I can't figure out a single good reason why it would do that.

Unless it is to ensure that only a certain image program will work with them.

 

 


DaveH wrote:

The second Linus partition is messed up.  The third partition showing in disk management.

If you look in the first section that shows the geometry it is somehow listed last.
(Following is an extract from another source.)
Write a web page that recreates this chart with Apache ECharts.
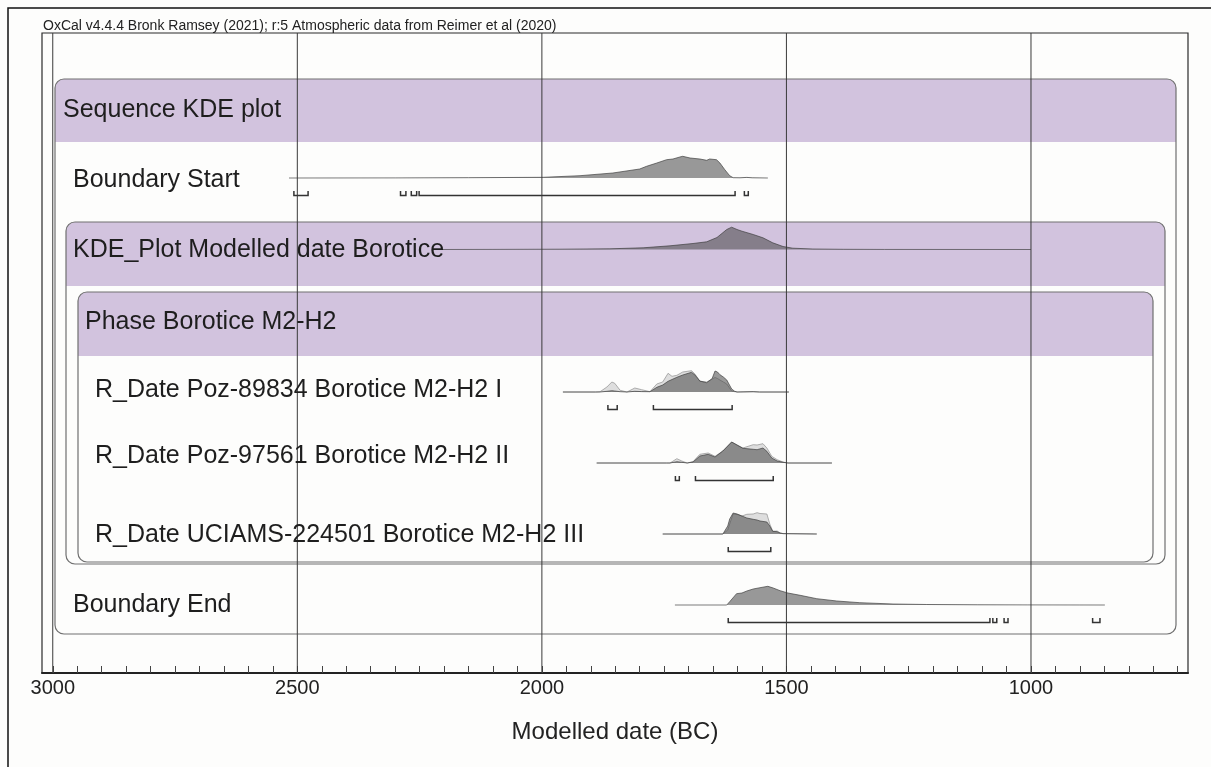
<!DOCTYPE html>
<html>
<head>
<meta charset="utf-8">
<script src="https://cdn.jsdelivr.net/npm/echarts@6/dist/echarts.min.js"></script>
<style>
html, body { margin: 0; padding: 0; background: #fdfdfc; }
#chart { width: 1211px; height: 767px; }
</style>
</head>
<body>
<div id="chart"></div>
<script>
// axis
var axisMin = 679;
var axisMax = 3022;
var majorTicks = [3000, 2500, 2000, 1500, 1000];
var minorTicks = [];
for (var t = 700; t <= 3000; t += 50) minorTicks.push(t);

var header = 'OxCal v4.4.4 Bronk Ramsey (2021); r:5 Atmospheric data from Reimer et al (2020)';
var axisTitle = 'Modelled date (BC)';
var rowLabels = ['Sequence KDE plot', 'Boundary Start', 'KDE_Plot Modelled date Borotice', 'Phase Borotice M2-H2',
  'R_Date Poz-89834 Borotice M2-H2 I', 'R_Date Poz-97561 Borotice M2-H2 II', 'R_Date UCIAMS-224501 Borotice M2-H2 III', 'Boundary End'];

// Boundary Start
var startYears = [2517, 2300, 2150, 1997, 1922, 1855, 1800, 1786, 1765, 1745, 1732, 1718, 1712, 1697, 1677, 1663, 1657, 1643, 1636, 1626, 1616, 1609, 1595, 1581, 1570, 1538];
var startDens  = [0, 0.1, 0.3, 0.7, 2.3, 5, 9, 11.7, 15, 18.3, 19, 21, 21.7, 20, 19, 17.7, 19, 18.3, 15, 8.3, 2.3, 0.3, 0.2, 0.6, 0.2, 0];
var startRanges = [[2507, 2478], [2289, 2278], [2267, 2256], [2251, 1605], [1586, 1578]];

// KDE_Plot
var kdeYears = [2220, 2100, 1963, 1861, 1793, 1738, 1691, 1663, 1642, 1622, 1612, 1601, 1591, 1568, 1548, 1528, 1507, 1487, 1446, 1384, 1300, 1000];
var kdeDens  = [0, 0.1, 0.3, 0.7, 1.7, 3.7, 6, 7.7, 12, 20, 22.3, 20, 18.3, 15, 11.7, 6.7, 3, 1.3, 0.5, 0.2, 0.05, 0];

// R_Date Poz-89834
var r1Years = [1957, 1890, 1881, 1867, 1857, 1851, 1840, 1826, 1810, 1796, 1779, 1765, 1753, 1742, 1734, 1724, 1712, 1694, 1687, 1677, 1663, 1652, 1646, 1641, 1636, 1629, 1622, 1612, 1606, 1601, 1568, 1555, 1495];
var r1Prior = [0, 0, 0.3, 5, 10, 8.7, 1.7, 0, 4, 2.3, 0.3, 8, 10, 18.7, 15.7, 16.7, 20, 21.3, 18, 10.7, 10, 13, 14.5, 13.5, 12, 10, 8, 1, 0.3, 0, 0.3, 0, 0];
var r1Post  = [0, 0, 0, 0.7, 1.3, 1, 0.3, 0, 0.7, 0.4, 0.3, 4.7, 7, 10.7, 12.5, 14.7, 17, 19.7, 17, 11, 9.3, 13.3, 21, 20, 17.3, 15, 12, 3, 0.8, 0, 0.3, 0, 0];
var r1Ranges = [[1865, 1846], [1772, 1611]];

// R_Date Poz-97561
var r2Years = [1888, 1745, 1738, 1724, 1714, 1703, 1691, 1677, 1660, 1646, 1630, 1612, 1601, 1589, 1568, 1560, 1548, 1540, 1530, 1519, 1507, 1497, 1407];
var r2Prior = [0, 0, 0, 4.3, 2, 0, 1.3, 8.7, 10, 6.7, 12, 21, 18, 15, 18.3, 18, 19.3, 15, 6.7, 3.3, 1, 0, 0];
var r2Post  = [0, 0, 0, 1.3, 0.7, 0, 1, 7, 8.7, 6, 12, 21, 18, 14.7, 13.7, 13.3, 15, 11.7, 5, 2, 0.7, 0, 0];
var r2Ranges = [[1727, 1719], [1686, 1527]];

// R_Date UCIAMS-224501
var r3Years = [1753, 1630, 1626, 1620, 1616, 1609, 1601, 1591, 1581, 1568, 1560, 1554, 1550, 1540, 1534, 1528, 1519, 1513, 1507, 1503, 1438];
var r3Prior = [0, 0, 0, 4, 10, 20, 19.7, 18, 19.7, 20, 21.3, 20.5, 20, 20, 10, 2.7, 3, 1, 0.5, 0, 0];
var r3Post  = [0, 0, 0, 8, 15, 21, 20, 18, 16, 14.7, 14, 13, 12.8, 12, 8, 2.7, 2.3, 1, 0.3, 0, 0];
var r3Ranges = [[1619, 1532]];

// Boundary End
var endYears = [1728, 1622, 1616, 1602, 1591, 1581, 1568, 1554, 1538, 1527, 1513, 1497, 1472, 1438, 1397, 1350, 1282, 1213, 1110, 1008, 900, 849];
var endDens  = [0, 0, 3.3, 11.3, 12, 14, 16, 17.3, 18.7, 17, 14.3, 12, 9.7, 6.3, 4, 2.3, 1, 0.5, 0.2, 0.1, 0.03, 0];
var endRanges = [[1619, 1084], [1078, 1070], [1055, 1047], [874, 859]];

var font = '"Liberation Sans", Arial, sans-serif';
var purple = '#d2c3de';
var boxLine = '#707070';
var postFill = 'rgba(70,70,70,0.55)';
var priorFill = '#dedede';

function pairs(xs, ys) {
  return xs.map(function (x, i) { return [x, ys[i]]; });
}

let myChart = echarts.init(document.getElementById('chart'));

// rows: baseline pixel of each distribution
var rows = [
  { base: 178, post: pairs(startYears, startDens), ranges: startRanges },
  { base: 249.5, post: pairs(kdeYears, kdeDens) },
  { base: 392, prior: pairs(r1Years, r1Prior), post: pairs(r1Years, r1Post), ranges: r1Ranges },
  { base: 463, prior: pairs(r2Years, r2Prior), post: pairs(r2Years, r2Post), ranges: r2Ranges },
  { base: 534, prior: pairs(r3Years, r3Prior), post: pairs(r3Years, r3Post), ranges: r3Ranges },
  { base: 605, post: pairs(endYears, endDens), ranges: endRanges }
];

var grids = [{ left: 42, right: 23, top: 33, bottom: 94, show: true, borderColor: '#2a2a2a', borderWidth: 1.2, backgroundColor: 'transparent' }];
var xAxes = [{
  type: 'value', gridIndex: 0, min: axisMin, max: axisMax, inverse: true,
  name: axisTitle, nameLocation: 'middle', nameGap: 47,
  nameTextStyle: { fontSize: 24, color: '#222', fontFamily: font },
  axisLine: { show: true, lineStyle: { color: '#222', width: 2 } },
  axisTick: { show: true, inside: true, length: 7, customValues: minorTicks, lineStyle: { color: '#444', width: 1 } },
  axisLabel: {
    customValues: majorTicks, fontSize: 20, color: '#222', fontFamily: font, margin: 5,
    formatter: function (v) { return String(v); }
  },
  splitLine: { show: false }
}];
var yAxes = [{ type: 'value', gridIndex: 0, min: 0, max: 1, show: false }];
var series = [];

// major grid lines through the whole plot
series.push({
  type: 'custom', xAxisIndex: 0, yAxisIndex: 0, z: 25, silent: true,
  data: majorTicks.map(function (v) { return [v, 0]; }),
  encode: { x: 0, y: 1 },
  renderItem: function (params, api) {
    var a = api.coord([api.value(0), 0]);
    var b = api.coord([api.value(0), 1]);
    return { type: 'line', shape: { x1: a[0], y1: a[1], x2: b[0], y2: b[1] }, style: { stroke: '#3a3a3a', lineWidth: 1 } };
  }
});

rows.forEach(function (row, i) {
  var gi = i + 1;
  grids.push({ left: 42, right: 23, top: row.base - 26, height: 48 });
  xAxes.push({ type: 'value', gridIndex: gi, min: axisMin, max: axisMax, inverse: true, show: false });
  yAxes.push({ type: 'value', gridIndex: gi, min: -22, max: 26, show: false });
  if (row.prior) {
    series.push({
      type: 'line', xAxisIndex: gi, yAxisIndex: gi, data: row.prior, showSymbol: false, z: 10, silent: true,
      lineStyle: { color: '#9a9a9a', width: 0.8 },
      areaStyle: { color: priorFill, opacity: 1, origin: 'auto' }
    });
  }
  series.push({
    type: 'line', xAxisIndex: gi, yAxisIndex: gi, data: row.post, showSymbol: false, z: 12, silent: true,
    lineStyle: { color: 'rgba(60,60,60,0.75)', width: 0.9 },
    areaStyle: { color: postFill, opacity: 1, origin: 'auto' }
  });
  if (row.ranges) {
    series.push({
      type: 'custom', xAxisIndex: gi, yAxisIndex: gi, z: 12, silent: true,
      data: row.ranges.map(function (r) { return [r[0], r[1], 0]; }),
      encode: { x: [0, 1], y: 2 },
      renderItem: function (params, api) {
        var a = api.coord([api.value(0), 0]);
        var b = api.coord([api.value(1), 0]);
        var y = a[1] + 17.5;
        return {
          type: 'polyline',
          shape: { points: [[a[0], y - 4.5], [a[0], y], [b[0], y], [b[0], y - 4.5]] },
          style: { stroke: '#333', fill: null, lineWidth: 1.5 }
        };
      }
    });
  }
});

// nested boxes of the model structure
var boxes = [
  { x: 55, y: 79, w: 1121, h: 555, band: 63 },
  { x: 66, y: 222, w: 1099, h: 342, band: 64 },
  { x: 78, y: 292, w: 1075, h: 270, band: 64 }
];
var graphics = [{
  type: 'polyline', z: 1, silent: true,
  shape: { points: [[8, 767], [8, 8], [1211, 8]] },
  style: { stroke: '#111', lineWidth: 1.5, fill: null }
}];
boxes.forEach(function (b, i) {
  graphics.push({ type: 'rect', z: 2 + i, silent: true, shape: { x: b.x, y: b.y, width: b.w, height: b.h, r: 9 }, style: { fill: '#fdfdfc' } });
  graphics.push({ type: 'rect', z: 2 + i, silent: true, shape: { x: b.x, y: b.y, width: b.w, height: b.band, r: [9, 9, 0, 0] }, style: { fill: purple } });
  graphics.push({ type: 'rect', z: 2 + i, silent: true, shape: { x: b.x, y: b.y, width: b.w, height: b.h, r: 9 }, style: { fill: null, stroke: boxLine, lineWidth: 1.2 } });
});

var labelPos = [[63, 110], [73, 180], [73, 250], [85, 322], [95, 390], [95, 456], [95, 535], [73, 605]];
rowLabels.forEach(function (txt, i) {
  graphics.push({
    type: 'text', z: 30, silent: true, x: labelPos[i][0], y: labelPos[i][1],
    style: { text: txt, fill: '#1e1e1e', font: '25px ' + font, verticalAlign: 'middle', align: 'left' }
  });
});
graphics.push({
  type: 'text', z: 30, silent: true, x: 43, y: 26,
  style: { text: header, fill: '#222', font: '14px ' + font, verticalAlign: 'middle', align: 'left' }
});

let option = {
  backgroundColor: '#fdfdfc',
  animation: false,
  grid: grids,
  xAxis: xAxes,
  yAxis: yAxes,
  graphic: { elements: graphics },
  series: series
};

myChart.setOption(option);
</script>
</body>
</html>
Well, several of the Linux partition tools let you do this. The reason being that you'd tell it to load partitions based upon what partition number they were. So, if you had a drive that looked like this:

 

| #1 Windows | Free Space | #2 Ubuntu | #3 Linux swap area |

 

then your boot-manager would be configured to try to boot the Linux kernel from partition #2. If you then created a new partition and the partitions were re-numbered, then, when you tried to boot Linux, the boot-manager would be looking for the Linux kernel on partition #2... which is now the number of the new partition you just created.

 

So, most linux tools would avoid changing the numbering of any existing partitions.

 

It's kind of a moot point, nowadays, because the boot loaders and the Linux kernel now use UUID filesystem ID numbers, so, the correct partition will get found, no matter what number it is.

 

Anyway, just to get with the times, I backed up the Shared partition, then used the linux fdisk tool to re-order the remaining partition numbers. I also used the linux gparted tool to move all of the partitions to 1MB boundaries. Then, used Windows 7 to re-create the Shared partition. So, everything should be aligned on 1MB boundaries, there should be no overlap, and... surprise, surprise, Ghost sees the partitions, again, and it backed them up. 

 

Yay! Thanks for all your help, guys!

Good work, I'm glad you fixed it.

2048 sectors is 1MB. so you have everything aligned properly now, expecially if you choose to upgrade to a SSD or advanced format drive.

 

I reccomend you trash disk director and stick with windows or gparted with that setting.